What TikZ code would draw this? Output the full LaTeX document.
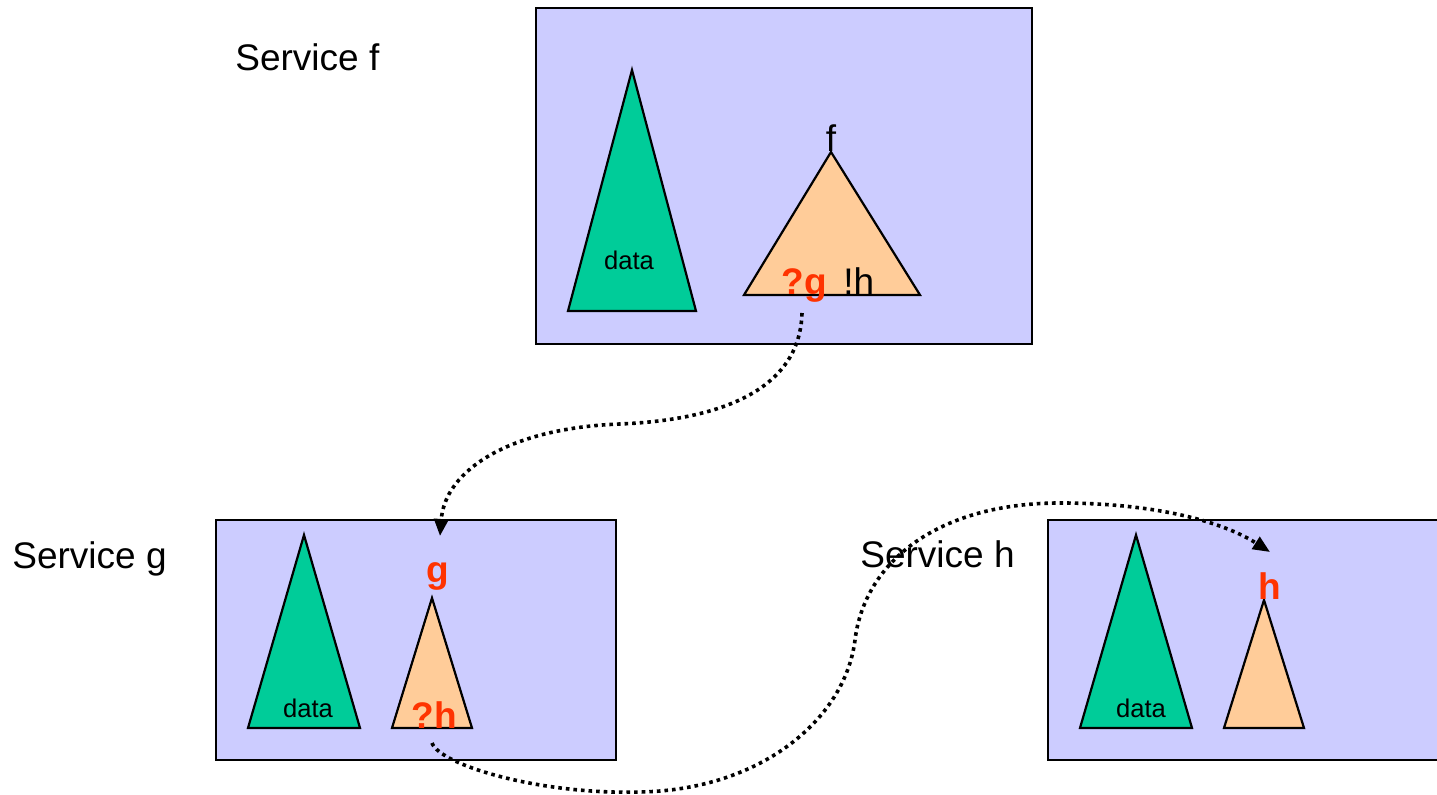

----

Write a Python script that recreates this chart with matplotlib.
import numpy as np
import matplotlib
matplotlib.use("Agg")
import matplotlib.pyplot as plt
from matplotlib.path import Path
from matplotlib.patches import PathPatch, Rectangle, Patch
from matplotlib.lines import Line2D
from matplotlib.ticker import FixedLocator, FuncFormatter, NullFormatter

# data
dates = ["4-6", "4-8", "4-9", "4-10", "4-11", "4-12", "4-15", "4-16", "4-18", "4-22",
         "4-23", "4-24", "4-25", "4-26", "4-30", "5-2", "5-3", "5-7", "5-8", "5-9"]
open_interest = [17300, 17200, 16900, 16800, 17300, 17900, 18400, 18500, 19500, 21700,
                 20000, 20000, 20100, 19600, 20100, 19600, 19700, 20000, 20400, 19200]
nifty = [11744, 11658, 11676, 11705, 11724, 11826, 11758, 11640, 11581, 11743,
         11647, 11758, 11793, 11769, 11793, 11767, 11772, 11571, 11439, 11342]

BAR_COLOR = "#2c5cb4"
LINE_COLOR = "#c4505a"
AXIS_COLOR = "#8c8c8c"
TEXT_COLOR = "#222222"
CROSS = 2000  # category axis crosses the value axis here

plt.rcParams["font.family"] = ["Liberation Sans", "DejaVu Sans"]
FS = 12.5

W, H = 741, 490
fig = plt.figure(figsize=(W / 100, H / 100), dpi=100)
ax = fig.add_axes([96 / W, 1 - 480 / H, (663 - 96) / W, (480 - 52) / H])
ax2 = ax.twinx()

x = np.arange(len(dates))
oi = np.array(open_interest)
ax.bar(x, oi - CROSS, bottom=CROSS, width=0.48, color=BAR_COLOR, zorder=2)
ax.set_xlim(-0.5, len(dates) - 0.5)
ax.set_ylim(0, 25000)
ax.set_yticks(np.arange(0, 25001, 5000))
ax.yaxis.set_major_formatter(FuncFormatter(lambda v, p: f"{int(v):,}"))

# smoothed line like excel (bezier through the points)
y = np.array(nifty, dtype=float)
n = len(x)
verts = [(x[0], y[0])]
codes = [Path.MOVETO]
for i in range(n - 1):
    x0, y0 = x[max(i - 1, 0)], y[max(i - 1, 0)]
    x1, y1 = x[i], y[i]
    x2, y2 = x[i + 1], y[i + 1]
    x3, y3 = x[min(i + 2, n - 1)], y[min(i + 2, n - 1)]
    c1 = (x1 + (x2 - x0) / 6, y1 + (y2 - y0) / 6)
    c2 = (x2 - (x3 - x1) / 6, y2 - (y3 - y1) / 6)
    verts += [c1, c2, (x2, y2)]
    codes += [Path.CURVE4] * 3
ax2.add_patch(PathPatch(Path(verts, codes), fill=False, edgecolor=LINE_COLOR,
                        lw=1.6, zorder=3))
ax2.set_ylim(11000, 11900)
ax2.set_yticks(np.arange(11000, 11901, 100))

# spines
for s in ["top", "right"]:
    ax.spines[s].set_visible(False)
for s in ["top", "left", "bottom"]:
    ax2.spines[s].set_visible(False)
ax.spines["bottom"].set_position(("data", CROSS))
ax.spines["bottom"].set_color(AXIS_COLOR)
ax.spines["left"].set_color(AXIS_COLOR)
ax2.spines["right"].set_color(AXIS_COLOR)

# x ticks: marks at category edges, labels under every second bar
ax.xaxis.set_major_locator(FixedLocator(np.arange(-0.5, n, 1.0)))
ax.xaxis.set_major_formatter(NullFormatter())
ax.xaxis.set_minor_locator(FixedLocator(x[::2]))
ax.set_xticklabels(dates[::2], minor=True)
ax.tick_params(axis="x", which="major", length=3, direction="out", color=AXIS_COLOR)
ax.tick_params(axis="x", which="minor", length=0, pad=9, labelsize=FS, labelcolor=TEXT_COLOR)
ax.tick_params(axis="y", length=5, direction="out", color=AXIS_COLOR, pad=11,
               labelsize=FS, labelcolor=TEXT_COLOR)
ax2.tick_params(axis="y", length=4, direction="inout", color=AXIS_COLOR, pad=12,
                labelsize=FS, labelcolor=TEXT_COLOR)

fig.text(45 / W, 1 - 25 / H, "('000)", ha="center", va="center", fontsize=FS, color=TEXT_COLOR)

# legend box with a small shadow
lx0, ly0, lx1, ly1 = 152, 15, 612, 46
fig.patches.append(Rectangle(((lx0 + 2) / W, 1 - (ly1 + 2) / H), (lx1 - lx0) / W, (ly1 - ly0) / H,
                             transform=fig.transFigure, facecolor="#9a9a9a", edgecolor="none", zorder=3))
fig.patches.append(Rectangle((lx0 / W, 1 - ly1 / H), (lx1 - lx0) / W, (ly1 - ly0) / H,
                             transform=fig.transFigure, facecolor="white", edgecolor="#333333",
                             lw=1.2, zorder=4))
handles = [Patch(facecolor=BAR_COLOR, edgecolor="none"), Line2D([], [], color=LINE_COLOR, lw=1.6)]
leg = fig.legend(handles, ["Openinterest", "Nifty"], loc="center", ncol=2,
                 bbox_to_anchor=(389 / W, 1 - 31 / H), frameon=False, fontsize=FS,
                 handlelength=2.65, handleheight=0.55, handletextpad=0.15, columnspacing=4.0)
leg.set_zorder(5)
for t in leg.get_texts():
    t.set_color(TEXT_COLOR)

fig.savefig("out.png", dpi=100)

----

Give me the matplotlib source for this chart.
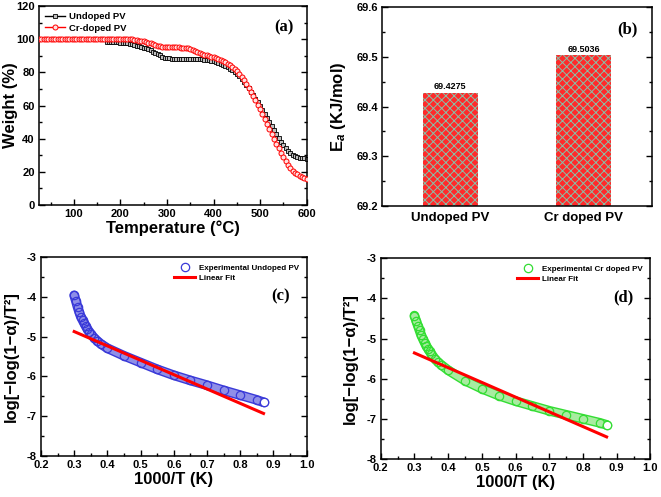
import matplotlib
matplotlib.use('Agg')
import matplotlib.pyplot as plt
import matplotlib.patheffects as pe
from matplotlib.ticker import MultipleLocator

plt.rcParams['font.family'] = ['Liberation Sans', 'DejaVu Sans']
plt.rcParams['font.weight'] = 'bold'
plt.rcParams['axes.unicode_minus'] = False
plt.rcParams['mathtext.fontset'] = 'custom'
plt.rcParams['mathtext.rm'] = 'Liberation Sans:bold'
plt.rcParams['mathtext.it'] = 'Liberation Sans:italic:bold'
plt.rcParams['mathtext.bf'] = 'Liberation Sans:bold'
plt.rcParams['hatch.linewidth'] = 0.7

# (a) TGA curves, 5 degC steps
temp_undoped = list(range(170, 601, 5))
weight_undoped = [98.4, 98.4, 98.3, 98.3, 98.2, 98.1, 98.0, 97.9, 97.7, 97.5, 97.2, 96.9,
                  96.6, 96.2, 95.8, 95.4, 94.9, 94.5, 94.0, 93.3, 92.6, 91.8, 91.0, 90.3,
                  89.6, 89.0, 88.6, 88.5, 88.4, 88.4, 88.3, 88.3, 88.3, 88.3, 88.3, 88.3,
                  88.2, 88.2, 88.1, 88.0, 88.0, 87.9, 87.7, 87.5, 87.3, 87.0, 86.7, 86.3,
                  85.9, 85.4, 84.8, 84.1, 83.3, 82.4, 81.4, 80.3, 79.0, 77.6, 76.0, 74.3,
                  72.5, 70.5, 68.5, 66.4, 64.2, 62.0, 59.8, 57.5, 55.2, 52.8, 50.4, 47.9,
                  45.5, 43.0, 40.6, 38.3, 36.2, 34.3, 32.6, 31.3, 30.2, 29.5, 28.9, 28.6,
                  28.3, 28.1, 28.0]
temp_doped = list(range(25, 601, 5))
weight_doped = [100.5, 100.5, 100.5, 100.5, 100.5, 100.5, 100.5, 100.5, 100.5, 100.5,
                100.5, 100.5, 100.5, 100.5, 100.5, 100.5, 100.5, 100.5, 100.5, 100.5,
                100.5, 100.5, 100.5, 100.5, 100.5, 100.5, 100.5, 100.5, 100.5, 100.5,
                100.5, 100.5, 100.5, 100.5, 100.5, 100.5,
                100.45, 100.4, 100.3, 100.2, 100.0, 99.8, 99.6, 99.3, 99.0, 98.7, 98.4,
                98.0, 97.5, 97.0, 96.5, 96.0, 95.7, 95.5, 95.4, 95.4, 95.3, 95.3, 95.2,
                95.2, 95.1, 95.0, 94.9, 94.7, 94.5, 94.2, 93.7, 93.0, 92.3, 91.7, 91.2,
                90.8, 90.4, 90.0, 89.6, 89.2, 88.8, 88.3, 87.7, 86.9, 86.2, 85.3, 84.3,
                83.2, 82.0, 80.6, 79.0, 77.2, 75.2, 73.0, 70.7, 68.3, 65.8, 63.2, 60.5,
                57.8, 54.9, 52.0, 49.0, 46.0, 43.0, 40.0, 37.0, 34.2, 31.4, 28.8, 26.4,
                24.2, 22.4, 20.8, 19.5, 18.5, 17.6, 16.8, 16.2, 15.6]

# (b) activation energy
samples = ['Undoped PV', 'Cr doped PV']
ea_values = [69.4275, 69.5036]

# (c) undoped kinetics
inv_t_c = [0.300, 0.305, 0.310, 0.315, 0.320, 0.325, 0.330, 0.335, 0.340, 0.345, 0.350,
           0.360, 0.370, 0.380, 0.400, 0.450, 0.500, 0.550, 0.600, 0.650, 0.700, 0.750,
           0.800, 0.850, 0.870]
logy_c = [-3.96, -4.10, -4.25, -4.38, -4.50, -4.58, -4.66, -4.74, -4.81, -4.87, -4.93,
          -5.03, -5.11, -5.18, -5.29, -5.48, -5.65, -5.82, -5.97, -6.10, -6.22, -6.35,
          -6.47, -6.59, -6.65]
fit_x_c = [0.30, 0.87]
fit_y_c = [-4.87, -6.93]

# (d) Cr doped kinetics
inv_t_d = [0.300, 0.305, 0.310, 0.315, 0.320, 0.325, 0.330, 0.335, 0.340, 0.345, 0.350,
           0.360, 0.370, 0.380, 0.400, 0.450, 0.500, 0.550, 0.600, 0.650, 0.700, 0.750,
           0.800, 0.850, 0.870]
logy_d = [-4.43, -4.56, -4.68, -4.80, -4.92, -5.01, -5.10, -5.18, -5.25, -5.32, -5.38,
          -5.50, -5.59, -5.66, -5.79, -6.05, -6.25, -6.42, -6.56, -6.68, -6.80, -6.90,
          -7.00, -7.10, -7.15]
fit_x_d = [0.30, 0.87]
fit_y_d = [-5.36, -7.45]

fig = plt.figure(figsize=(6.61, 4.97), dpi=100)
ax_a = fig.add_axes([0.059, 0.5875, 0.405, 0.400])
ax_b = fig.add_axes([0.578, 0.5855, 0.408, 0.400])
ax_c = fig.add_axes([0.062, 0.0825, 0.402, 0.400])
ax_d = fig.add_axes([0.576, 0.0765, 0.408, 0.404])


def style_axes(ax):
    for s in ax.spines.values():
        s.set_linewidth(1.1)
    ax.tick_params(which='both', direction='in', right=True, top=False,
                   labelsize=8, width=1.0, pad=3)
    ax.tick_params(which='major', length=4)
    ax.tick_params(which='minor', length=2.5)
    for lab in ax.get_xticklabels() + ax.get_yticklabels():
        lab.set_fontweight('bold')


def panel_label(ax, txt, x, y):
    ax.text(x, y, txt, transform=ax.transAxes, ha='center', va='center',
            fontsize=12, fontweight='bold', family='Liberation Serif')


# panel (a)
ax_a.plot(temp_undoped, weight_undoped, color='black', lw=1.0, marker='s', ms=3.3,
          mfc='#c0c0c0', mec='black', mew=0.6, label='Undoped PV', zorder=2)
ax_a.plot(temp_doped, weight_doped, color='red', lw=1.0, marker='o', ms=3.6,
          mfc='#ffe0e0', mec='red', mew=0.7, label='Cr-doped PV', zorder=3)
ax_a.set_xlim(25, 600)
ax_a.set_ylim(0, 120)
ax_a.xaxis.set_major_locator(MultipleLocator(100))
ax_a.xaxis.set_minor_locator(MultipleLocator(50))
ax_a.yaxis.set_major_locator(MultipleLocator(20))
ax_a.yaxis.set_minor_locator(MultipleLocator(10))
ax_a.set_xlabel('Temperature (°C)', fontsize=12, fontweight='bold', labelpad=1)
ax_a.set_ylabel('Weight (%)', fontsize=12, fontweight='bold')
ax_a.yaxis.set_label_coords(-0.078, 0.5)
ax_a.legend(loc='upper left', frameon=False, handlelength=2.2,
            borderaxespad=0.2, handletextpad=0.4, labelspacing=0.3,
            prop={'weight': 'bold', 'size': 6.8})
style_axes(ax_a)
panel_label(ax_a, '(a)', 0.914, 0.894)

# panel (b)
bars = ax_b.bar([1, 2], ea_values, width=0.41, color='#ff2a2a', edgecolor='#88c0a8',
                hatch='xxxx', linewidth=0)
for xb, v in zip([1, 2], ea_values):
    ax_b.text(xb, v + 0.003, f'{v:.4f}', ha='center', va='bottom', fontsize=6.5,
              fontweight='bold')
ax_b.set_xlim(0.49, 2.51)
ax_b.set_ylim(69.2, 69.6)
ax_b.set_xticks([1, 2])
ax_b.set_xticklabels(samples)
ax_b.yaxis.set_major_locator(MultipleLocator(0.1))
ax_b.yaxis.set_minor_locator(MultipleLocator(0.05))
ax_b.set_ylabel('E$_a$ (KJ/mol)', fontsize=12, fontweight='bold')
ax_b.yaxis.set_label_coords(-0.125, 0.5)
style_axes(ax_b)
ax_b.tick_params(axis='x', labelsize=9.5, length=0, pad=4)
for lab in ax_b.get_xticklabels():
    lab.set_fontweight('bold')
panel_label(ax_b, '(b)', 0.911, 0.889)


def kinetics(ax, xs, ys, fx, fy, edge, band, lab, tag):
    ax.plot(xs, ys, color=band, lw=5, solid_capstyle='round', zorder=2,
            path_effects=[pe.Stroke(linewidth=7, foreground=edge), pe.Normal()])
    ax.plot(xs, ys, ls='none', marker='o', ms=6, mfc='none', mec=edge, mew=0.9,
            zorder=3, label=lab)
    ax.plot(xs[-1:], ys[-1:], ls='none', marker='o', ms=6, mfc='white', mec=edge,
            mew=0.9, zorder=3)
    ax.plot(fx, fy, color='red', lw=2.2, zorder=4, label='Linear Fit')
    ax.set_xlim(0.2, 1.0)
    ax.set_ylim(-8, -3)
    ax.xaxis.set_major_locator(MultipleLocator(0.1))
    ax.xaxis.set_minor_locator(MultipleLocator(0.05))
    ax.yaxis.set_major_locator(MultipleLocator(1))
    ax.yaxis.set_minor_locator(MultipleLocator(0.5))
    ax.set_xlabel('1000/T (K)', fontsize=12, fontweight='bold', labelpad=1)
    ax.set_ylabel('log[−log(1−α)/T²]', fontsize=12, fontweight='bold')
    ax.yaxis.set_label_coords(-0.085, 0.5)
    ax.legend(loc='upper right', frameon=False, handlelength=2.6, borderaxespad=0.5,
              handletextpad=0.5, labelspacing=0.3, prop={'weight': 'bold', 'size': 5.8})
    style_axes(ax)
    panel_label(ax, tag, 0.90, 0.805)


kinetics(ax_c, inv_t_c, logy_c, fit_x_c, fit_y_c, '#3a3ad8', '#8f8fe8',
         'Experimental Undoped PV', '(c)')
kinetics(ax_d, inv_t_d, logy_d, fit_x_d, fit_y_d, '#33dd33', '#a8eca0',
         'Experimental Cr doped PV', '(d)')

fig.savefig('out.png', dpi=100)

----

The lines to be given again exactly are those from the one containing "Write a Python" up to and including the one containing "ax2 = ax.twinx()".

Write a Python script that recreates this chart with matplotlib.
import numpy as np
import matplotlib
matplotlib.use("Agg")
import matplotlib.pyplot as plt
from matplotlib.path import Path
from matplotlib.patches import PathPatch, Rectangle, Patch
from matplotlib.lines import Line2D
from matplotlib.ticker import FixedLocator, FuncFormatter, NullFormatter

# data
dates = ["4-6", "4-8", "4-9", "4-10", "4-11", "4-12", "4-15", "4-16", "4-18", "4-22",
         "4-23", "4-24", "4-25", "4-26", "4-30", "5-2", "5-3", "5-7", "5-8", "5-9"]
open_interest = [17300, 17200, 16900, 16800, 17300, 17900, 18400, 18500, 19500, 21700,
                 20000, 20000, 20100, 19600, 20100, 19600, 19700, 20000, 20400, 19200]
nifty = [11744, 11658, 11676, 11705, 11724, 11826, 11758, 11640, 11581, 11743,
         11647, 11758, 11793, 11769, 11793, 11767, 11772, 11571, 11439, 11342]

BAR_COLOR = "#2c5cb4"
LINE_COLOR = "#c4505a"
AXIS_COLOR = "#8c8c8c"
TEXT_COLOR = "#222222"
CROSS = 2000  # category axis crosses the value axis here

plt.rcParams["font.family"] = ["Liberation Sans", "DejaVu Sans"]
FS = 12.5

W, H = 741, 490
fig = plt.figure(figsize=(W / 100, H / 100), dpi=100)
ax = fig.add_axes([96 / W, 1 - 480 / H, (663 - 96) / W, (480 - 52) / H])
ax2 = ax.twinx()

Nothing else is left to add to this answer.